I posted about the art of mission, the ways in which Euro-American Christians visualized the missionary efforts under way in Africa and Asia. Those pictures give a fine insight into the ideology of mission, helping us understand what believers in that age thought they were trying to accomplish.
We find some superb examples of that process from images of the Jesuit St. Francis Xavier (1506-1552), who for centuries was regarded as perhaps the greatest of all missionaries. Most active in India, he also traveled to Japan, and to what we would now call Indonesia. He was also associated with some spectacular miracles. Catholics particularly liked to depict this great saint because his global ventures stood in such contrast to the geographically limited Protestant ventures of the age.
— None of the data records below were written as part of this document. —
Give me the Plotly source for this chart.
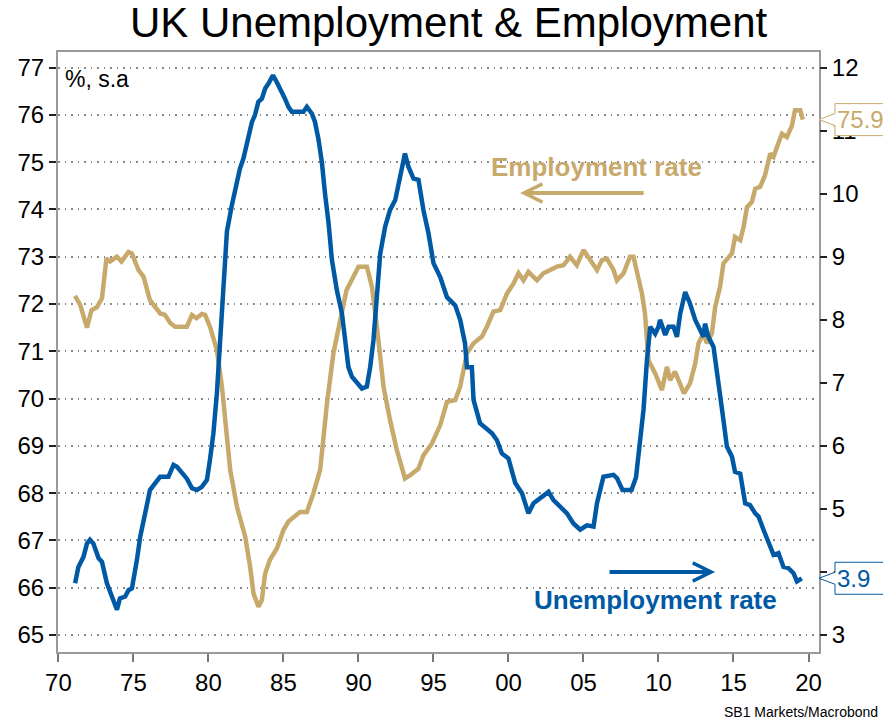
import plotly.graph_objects as go

# UK employment rate (%, left axis) and unemployment rate (%, right axis), s.a.
emp_years = [
    1971.10, 1971.45, 1971.90, 1972.20, 1972.56, 1972.90, 1973.20, 1973.45, 1973.90, 1974.20,
    1974.67, 1974.90, 1975.33, 1975.67, 1976.10, 1976.45, 1976.78, 1977.10, 1977.45, 1977.78,
    1978.56, 1978.90, 1979.20, 1979.56, 1979.78, 1980.10, 1980.56, 1980.90, 1981.23, 1981.45,
    1981.90, 1982.45, 1982.78, 1983.00, 1983.33, 1983.56, 1983.78, 1984.10, 1984.56, 1985.00,
    1985.33, 1985.67, 1986.10, 1986.56, 1987.00, 1987.45, 1987.90, 1988.33, 1988.78, 1989.20,
    1989.67, 1990.00, 1990.56, 1990.90, 1991.23, 1991.67, 1992.10, 1992.56, 1993.10, 1993.45,
    1994.00, 1994.33, 1994.90, 1995.45, 1995.90, 1996.45, 1996.78, 1997.23, 1997.67, 1998.23,
    1998.56, 1999.00, 1999.45, 1999.90, 2000.33, 2000.67, 2001.00, 2001.33, 2001.90, 2002.33,
    2002.78, 2003.23, 2003.67, 2004.10, 2004.56, 2005.00, 2005.45, 2005.90, 2006.23, 2006.56,
    2007.00, 2007.23, 2007.67, 2008.10, 2008.33, 2008.67, 2008.90, 2009.10, 2009.33, 2009.78,
    2010.23, 2010.56, 2010.78, 2011.10, 2011.45, 2011.70, 2012.10, 2012.45, 2012.67, 2013.00,
    2013.23, 2013.56, 2013.78, 2014.10, 2014.33, 2014.67, 2014.90, 2015.10, 2015.45, 2015.67,
    2015.90, 2016.23, 2016.45, 2016.78, 2017.10, 2017.45, 2017.67, 2017.90, 2018.23, 2018.56,
    2018.90, 2019.10, 2019.45, 2019.62,
]
emp_rate = [
    72.17, 71.98, 71.50, 71.87, 71.93, 72.12, 72.96, 72.90, 73.00, 72.90,
    73.10, 73.07, 72.72, 72.58, 72.08, 71.94, 71.80, 71.77, 71.60, 71.52,
    71.52, 71.77, 71.70, 71.79, 71.77, 71.52, 71.03, 70.25, 69.26, 68.49,
    67.71, 67.08, 66.44, 65.88, 65.60, 65.74, 66.30, 66.59, 66.83, 67.22,
    67.40, 67.50, 67.60, 67.60, 68.00, 68.50, 69.90, 70.96, 71.60, 72.29,
    72.58, 72.79, 72.79, 72.36, 71.52, 70.25, 69.55, 68.91, 68.31, 68.38,
    68.52, 68.80, 69.05, 69.44, 69.93, 69.97, 70.25, 70.96, 71.17, 71.31,
    71.52, 71.84, 71.87, 72.22, 72.43, 72.65, 72.50, 72.68, 72.50, 72.65,
    72.72, 72.79, 72.82, 73.00, 72.82, 73.14, 72.93, 72.72, 72.93, 72.96,
    72.72, 72.50, 72.65, 73.00, 73.00, 72.50, 72.22, 71.80, 70.81, 70.53,
    70.18, 70.67, 70.39, 70.57, 70.32, 70.11, 70.32, 70.74, 71.17, 71.38,
    71.17, 71.38, 71.94, 72.36, 72.86, 73.00, 73.07, 73.42, 73.35, 73.63,
    74.05, 74.16, 74.44, 74.48, 74.72, 75.18, 75.11, 75.32, 75.60, 75.53,
    75.78, 76.10, 76.10, 75.90,
]

unemp_years = [
    1971.11, 1971.33, 1971.67, 1971.90, 1972.10, 1972.33, 1972.67, 1972.90, 1973.23, 1973.56,
    1973.90, 1974.10, 1974.45, 1974.67, 1974.90, 1975.23, 1975.45, 1975.78, 1976.10, 1976.45,
    1976.78, 1977.33, 1977.67, 1977.90, 1978.23, 1978.56, 1978.90, 1979.23, 1979.56, 1979.90,
    1980.10, 1980.33, 1980.56, 1980.78, 1981.00, 1981.23, 1981.56, 1981.90, 1982.10, 1982.33,
    1982.56, 1982.90, 1983.10, 1983.33, 1983.56, 1983.78, 1984.00, 1984.30, 1984.56, 1984.78,
    1985.10, 1985.33, 1985.56, 1986.33, 1986.56, 1986.90, 1987.10, 1987.33, 1987.56, 1987.78,
    1988.00, 1988.23, 1988.56, 1988.90, 1989.10, 1989.33, 1989.56, 1989.90, 1990.23, 1990.56,
    1990.78, 1991.00, 1991.23, 1991.45, 1991.78, 1992.10, 1992.45, 1992.78, 1993.10, 1993.33,
    1993.67, 1994.00, 1994.33, 1994.67, 1995.00, 1995.45, 1995.90, 1996.45, 1996.78, 1997.10,
    1997.23, 1997.56, 1997.67, 1998.10, 1998.45, 1998.90, 1999.23, 1999.56, 2000.00, 2000.45,
    2000.90, 2001.33, 2001.67, 2002.10, 2002.67, 2003.00, 2003.45, 2003.90, 2004.33, 2004.78,
    2005.23, 2005.67, 2005.90, 2006.33, 2007.00, 2007.23, 2007.60, 2008.20, 2008.50, 2008.78,
    2009.00, 2009.23, 2009.45, 2009.78, 2010.00, 2010.10, 2010.45, 2010.67, 2011.00, 2011.23,
    2011.45, 2011.78, 2012.10, 2012.45, 2012.67, 2013.00, 2013.10, 2013.33, 2013.67, 2013.90,
    2014.10, 2014.33, 2014.56, 2014.90, 2015.10, 2015.45, 2015.78, 2016.10, 2016.45, 2016.67,
    2017.00, 2017.33, 2017.67, 2018.00, 2018.33, 2018.67, 2019.00, 2019.23, 2019.55,
]
unemp_rate = [
    3.82, 4.08, 4.24, 4.45, 4.51, 4.45, 4.22, 4.16, 3.82, 3.61,
    3.40, 3.58, 3.61, 3.71, 3.74, 4.19, 4.56, 4.93, 5.30, 5.41,
    5.51, 5.51, 5.70, 5.67, 5.56, 5.48, 5.33, 5.30, 5.35, 5.46,
    5.78, 6.20, 6.83, 7.68, 8.58, 9.40, 9.82, 10.19, 10.40, 10.56,
    10.82, 11.14, 11.25, 11.46, 11.51, 11.67, 11.75, 11.88, 11.77, 11.67,
    11.51, 11.38, 11.30, 11.30, 11.38, 11.27, 11.14, 10.87, 10.50, 9.98,
    9.55, 8.95, 8.47, 8.10, 7.68, 7.25, 7.10, 6.99, 6.91, 6.94,
    7.25, 7.68, 8.31, 9.05, 9.48, 9.74, 9.90, 10.27, 10.64, 10.43,
    10.24, 10.22, 9.74, 9.37, 8.90, 8.68, 8.36, 8.23, 8.00, 7.63,
    7.25, 7.25, 6.73, 6.36, 6.28, 6.20, 6.09, 5.88, 5.80, 5.41,
    5.25, 4.93, 5.09, 5.17, 5.27, 5.14, 5.03, 4.93, 4.77, 4.67,
    4.74, 4.72, 5.09, 5.51, 5.54, 5.49, 5.30, 5.30, 5.50, 6.04,
    6.57, 7.36, 7.89, 7.78, 7.89, 8.00, 7.76, 7.89, 7.89, 7.73,
    8.10, 8.44, 8.26, 8.00, 7.89, 7.73, 7.94, 7.73, 7.57, 7.20,
    6.83, 6.41, 5.99, 5.83, 5.59, 5.56, 5.09, 5.06, 4.93, 4.88,
    4.67, 4.45, 4.27, 4.30, 4.08, 4.06, 3.98, 3.85, 3.90,
]

x_tickvals = [1970, 1975, 1980, 1985, 1990, 1995, 2000, 2005, 2010, 2015, 2020]
x_ticktext = ["70", "75", "80", "85", "90", "95", "00", "05", "10", "15", "20"]
left_ticks = list(range(65, 78))
right_ticks = list(range(3, 13))

TAN = "#C8A96C"
BLUE = "#0059A4"
FONT = "Liberation Sans, Arial, sans-serif"

fig = go.Figure()
fig.add_trace(go.Scatter(
    x=emp_years, y=emp_rate, mode="lines", yaxis="y",
    line=dict(color=TAN, width=4.5), name="Employment rate", showlegend=False,
))
fig.add_trace(go.Scatter(
    x=unemp_years, y=unemp_rate, mode="lines", yaxis="y2",
    line=dict(color=BLUE, width=4.5), name="Unemployment rate", showlegend=False,
))

fig.update_layout(
    width=883, height=722,
    margin=dict(l=58, r=64, t=52, b=70),
    paper_bgcolor="white", plot_bgcolor="white",
    font=dict(family=FONT, size=24, color="black"),
    title=dict(text="UK Unemployment & Employment", x=0.508, xanchor="center",
               y=1 - 22 / 722, yanchor="middle", yref="container",
               font=dict(size=42, color="black")),
    xaxis=dict(
        range=[1969.97, 2020.7], tickvals=x_tickvals, ticktext=x_ticktext,
        ticks="outside", ticklen=8, tickwidth=1.5, tickcolor="#777",
        showline=True, linecolor="#9a9a9a", linewidth=2, mirror=True,
        showgrid=False, zeroline=False, tickfont=dict(size=24),
    ),
    yaxis=dict(
        range=[64.64, 77.33], tickvals=left_ticks,
        ticks="outside", ticklen=7, tickwidth=1.5, tickcolor="#222",
        showline=True, linecolor="#9a9a9a", linewidth=2, mirror=True,
        showgrid=True, gridcolor="#8a8a8a", gridwidth=1.5, griddash="1.5px,5px",
        zeroline=False, tickfont=dict(size=24),
    ),
    yaxis2=dict(
        range=[2.73, 12.25], tickvals=right_ticks, overlaying="y", side="right",
        ticks="outside", ticklen=7, tickwidth=1.5, tickcolor="#222",
        showline=False, showgrid=False, zeroline=False, tickfont=dict(size=24),
    ),
)

# Latest-value tags on the right axis
pointer = "M 0 0 L 16 6 L 16 16 L 100 16 L 100 -16 L 16 -16 L 16 -6 Z"
for val, axis, color in [(emp_rate[-1], "y", TAN), (unemp_rate[-1], "y2", BLUE)]:
    fig.add_shape(type="path", xref="paper", yref=axis,
                  xsizemode="pixel", ysizemode="pixel",
                  xanchor=1, yanchor=val, path=pointer,
                  line=dict(color=color, width=1), fillcolor="white", layer="above")
    fig.add_annotation(x=1, y=val, xref="paper", yref=axis, xshift=16,
                       xanchor="left", yanchor="middle", showarrow=False,
                       text=f"{val:.1f}", font=dict(size=24, color=color))

# Series labels with direction arrows pointing at their axes
fig.add_annotation(x=0.7071, y=0.808, xref="paper", yref="paper", showarrow=False,
                   xanchor="center", yanchor="middle",
                   text="<b>Employment rate</b>", font=dict(size=26, color=TAN))
fig.add_annotation(x=0.6073, y=0.765, xref="paper", yref="paper", ax=125, ay=0,
                   showarrow=True, arrowhead=5, arrowsize=0.9, arrowwidth=4,
                   arrowcolor=TAN, text="")
fig.add_annotation(x=0.7846, y=0.087, xref="paper", yref="paper", showarrow=False,
                   xanchor="center", yanchor="middle",
                   text="<b>Unemployment rate</b>", font=dict(size=26, color=BLUE))
fig.add_annotation(x=0.8634, y=0.1333, xref="paper", yref="paper", ax=-107, ay=0,
                   showarrow=True, arrowhead=5, arrowsize=0.9, arrowwidth=4,
                   arrowcolor=BLUE, text="")

fig.add_annotation(x=0.006, y=0.955, xref="paper", yref="paper", xanchor="left",
                   yanchor="middle", showarrow=False, text="%, s.a",
                   font=dict(size=23, color="black"))
fig.add_annotation(x=1.0801, y=-0.1165, xref="paper", yref="paper", xanchor="right",
                   yanchor="bottom", showarrow=False, text="SB1 Markets/Macrobond",
                   font=dict(size=14, color="black"))

fig.write_html("out.html")
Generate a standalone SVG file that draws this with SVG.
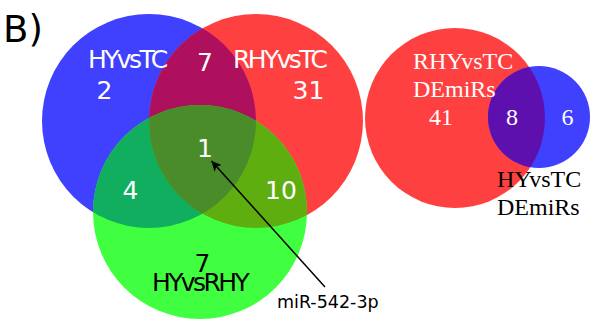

To put this in context, Francis was a near contemporary of John Calvin (1509-64).
Francis Xavier was painted by some major painters of the seventeenth century, including Nicholas Poussin, and the Portuguese André Reinoso.
This image depicts him raising an Indian man from the dead.
As so often in such pictures, much of the interest attaches to how Europeans imagined Asian people, whom usually they could picture only from description.
By far the greatest such painting, though, was the work of Peter Paul Rubens, which was commissioned for a Jesuit church in Antwerp. It dates from 1619-20, and commemorates Francis Xavier’s beatification. But the date is doubly significant, as that also marked the opening stages of the Thirty Years War. For a few years, it seemed likely that Europe’s great Catholic powers, Spain and the Empire, would soon crush their Protestant revivals. Perhaps Protestantism would soon vanish as thoroughly as the Albigensians had in the Middle Ages. Catholic confidence stood at an all time high.
The image I reproduce here is on a very small scale. To understand the picture, you should go to a much larger and more detailed reproduction here. The depiction of the miracle is familiar enough, but note what is happening in the background. As God’s power raises the dead, we see the pagan temple behind – actually, a Hindu temple – and the monstrous horned idol tumbling, to the horror of his devotees. Over the following years, Rubens painted several other panels in the same church depicting ancient saints smashing idols.
The message was as obvious to people at the time as it would be to African or Asian Christians today. Through mission, God’s power reaches into pagan realms held subject to the Devil. Miracles demonstrate divine power, and clear away the Satanic night.
Last year, by the way, the Getty Center in Los Angeles mounted a splendid exhibition on the theme of Looking East: Rubens’s Encounter with Asia. Among other things, this showed Rubens’s interest in contemporary Asian cultures and costumes, and also how missionary activities were teaching Europeans about such matters. There is a valuable collection of essays associated with the exhibit, edited by Stephanie Schrader.